Trump believes, then, that following long-standing norms has earned him neither fairness nor credit from adversaries or the media so to hell with it.
But Trump’s blinders-on selfishness is likely to have consequences for not just the integrity of the country’s institutions but the political party he leads and ostensibly claims he wants to do well in the November elections. His base is amazingly tolerant of his brazen behavior but his lowest-ever approval ratings make clear that’s not a majority.
Polls clearly point to a significant part of his 2024 supporters having doubts over Trump’s louche norms and behavior. A Pew poll this month found only 37 percent of Republicans say the level of ethics in government has risen with Trump as president. A new Fox News poll found 63 percent of those surveyed agreed Trump “doesn’t care about people like you.” Most importantly, that included 27 percent of 2024 Trump voters.

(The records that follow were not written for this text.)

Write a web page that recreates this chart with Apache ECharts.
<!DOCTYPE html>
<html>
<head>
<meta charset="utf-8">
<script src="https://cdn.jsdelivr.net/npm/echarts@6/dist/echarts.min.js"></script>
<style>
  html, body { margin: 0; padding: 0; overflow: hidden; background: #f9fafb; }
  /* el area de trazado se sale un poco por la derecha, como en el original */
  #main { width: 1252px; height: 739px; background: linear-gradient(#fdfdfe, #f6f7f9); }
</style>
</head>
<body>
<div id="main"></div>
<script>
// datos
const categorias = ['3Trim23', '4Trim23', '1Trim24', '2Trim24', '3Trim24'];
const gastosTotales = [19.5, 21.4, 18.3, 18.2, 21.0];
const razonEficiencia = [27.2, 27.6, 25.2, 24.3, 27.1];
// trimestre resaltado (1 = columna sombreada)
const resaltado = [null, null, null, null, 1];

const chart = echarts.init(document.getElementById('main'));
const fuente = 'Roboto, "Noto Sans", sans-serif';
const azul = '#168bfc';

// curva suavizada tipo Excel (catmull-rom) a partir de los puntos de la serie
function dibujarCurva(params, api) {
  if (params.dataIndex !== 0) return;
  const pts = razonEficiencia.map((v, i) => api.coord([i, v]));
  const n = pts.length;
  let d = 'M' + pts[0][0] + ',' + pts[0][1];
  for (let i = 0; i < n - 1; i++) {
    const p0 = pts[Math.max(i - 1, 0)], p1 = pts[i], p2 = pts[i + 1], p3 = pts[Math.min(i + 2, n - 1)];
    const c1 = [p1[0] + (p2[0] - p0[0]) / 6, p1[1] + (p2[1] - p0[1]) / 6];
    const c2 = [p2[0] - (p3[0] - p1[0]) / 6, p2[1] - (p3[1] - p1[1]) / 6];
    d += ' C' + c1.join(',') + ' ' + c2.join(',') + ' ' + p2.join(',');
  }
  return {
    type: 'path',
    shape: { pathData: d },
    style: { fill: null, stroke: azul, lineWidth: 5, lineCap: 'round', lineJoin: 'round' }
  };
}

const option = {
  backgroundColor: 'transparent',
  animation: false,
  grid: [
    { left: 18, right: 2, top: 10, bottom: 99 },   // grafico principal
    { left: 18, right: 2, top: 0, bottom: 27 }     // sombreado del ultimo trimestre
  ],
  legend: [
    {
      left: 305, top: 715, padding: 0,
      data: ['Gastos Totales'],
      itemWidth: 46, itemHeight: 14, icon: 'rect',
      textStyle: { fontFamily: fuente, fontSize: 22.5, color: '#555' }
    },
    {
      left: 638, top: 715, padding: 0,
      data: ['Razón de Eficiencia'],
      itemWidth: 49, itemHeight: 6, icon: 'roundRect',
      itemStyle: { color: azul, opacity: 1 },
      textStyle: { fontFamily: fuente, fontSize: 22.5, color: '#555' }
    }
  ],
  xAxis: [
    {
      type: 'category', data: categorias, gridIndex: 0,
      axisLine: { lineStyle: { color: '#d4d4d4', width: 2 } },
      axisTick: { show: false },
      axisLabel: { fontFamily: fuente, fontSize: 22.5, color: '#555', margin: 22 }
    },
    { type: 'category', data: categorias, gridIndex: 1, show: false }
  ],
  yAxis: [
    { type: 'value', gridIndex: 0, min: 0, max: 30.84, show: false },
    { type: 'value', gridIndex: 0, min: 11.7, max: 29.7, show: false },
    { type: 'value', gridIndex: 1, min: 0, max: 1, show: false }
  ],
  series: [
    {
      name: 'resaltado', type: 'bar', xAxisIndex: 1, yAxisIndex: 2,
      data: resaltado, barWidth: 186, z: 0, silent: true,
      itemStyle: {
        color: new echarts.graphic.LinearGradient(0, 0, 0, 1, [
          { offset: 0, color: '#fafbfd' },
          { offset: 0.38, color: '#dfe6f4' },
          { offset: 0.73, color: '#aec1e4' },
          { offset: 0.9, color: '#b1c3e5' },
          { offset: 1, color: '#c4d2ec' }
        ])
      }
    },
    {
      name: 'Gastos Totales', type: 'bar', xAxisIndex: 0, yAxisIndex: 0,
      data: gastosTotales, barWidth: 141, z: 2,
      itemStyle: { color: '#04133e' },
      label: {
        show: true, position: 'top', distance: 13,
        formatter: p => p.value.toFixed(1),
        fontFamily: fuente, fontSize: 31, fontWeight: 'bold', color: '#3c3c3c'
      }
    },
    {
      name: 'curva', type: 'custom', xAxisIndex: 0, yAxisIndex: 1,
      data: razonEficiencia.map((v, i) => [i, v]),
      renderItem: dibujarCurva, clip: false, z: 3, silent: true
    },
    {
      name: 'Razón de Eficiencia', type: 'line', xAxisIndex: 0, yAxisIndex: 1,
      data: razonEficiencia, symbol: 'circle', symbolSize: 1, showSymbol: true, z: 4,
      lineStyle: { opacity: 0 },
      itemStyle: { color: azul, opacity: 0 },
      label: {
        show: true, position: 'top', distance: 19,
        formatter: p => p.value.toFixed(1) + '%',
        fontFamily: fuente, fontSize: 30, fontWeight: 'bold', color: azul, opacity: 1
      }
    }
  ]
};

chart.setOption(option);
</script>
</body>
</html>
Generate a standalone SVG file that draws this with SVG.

The Democrats will campaign hard on the “Trump sleaze factor” and many Americans will respond by simply choosing not to vote. An iron rule of American politics is that many people who vote in presidential years are absent from midterm elections. In 2024, 64 percent of eligible adults voted for president but in the midterms just two years earlier, only 46 percent had participated. That means almost 30 percent of the presidential electorate stayed home, and who those people are will be dictate which party controls Congress after November.
The secret of Donald Trump’s rise to power lay in his ability to convince many ordinary Heartland Americans he would represent their grievances and tear down a system he said was rigged against them.
Americans hate being played for suckers. Donald Trump’s shamelessness increasingly resembles a conman who has been so arrogant and self-confident in his ability to bulldoze through any outrage that he forgets how quickly his fortunes can shift when people catch on to his con.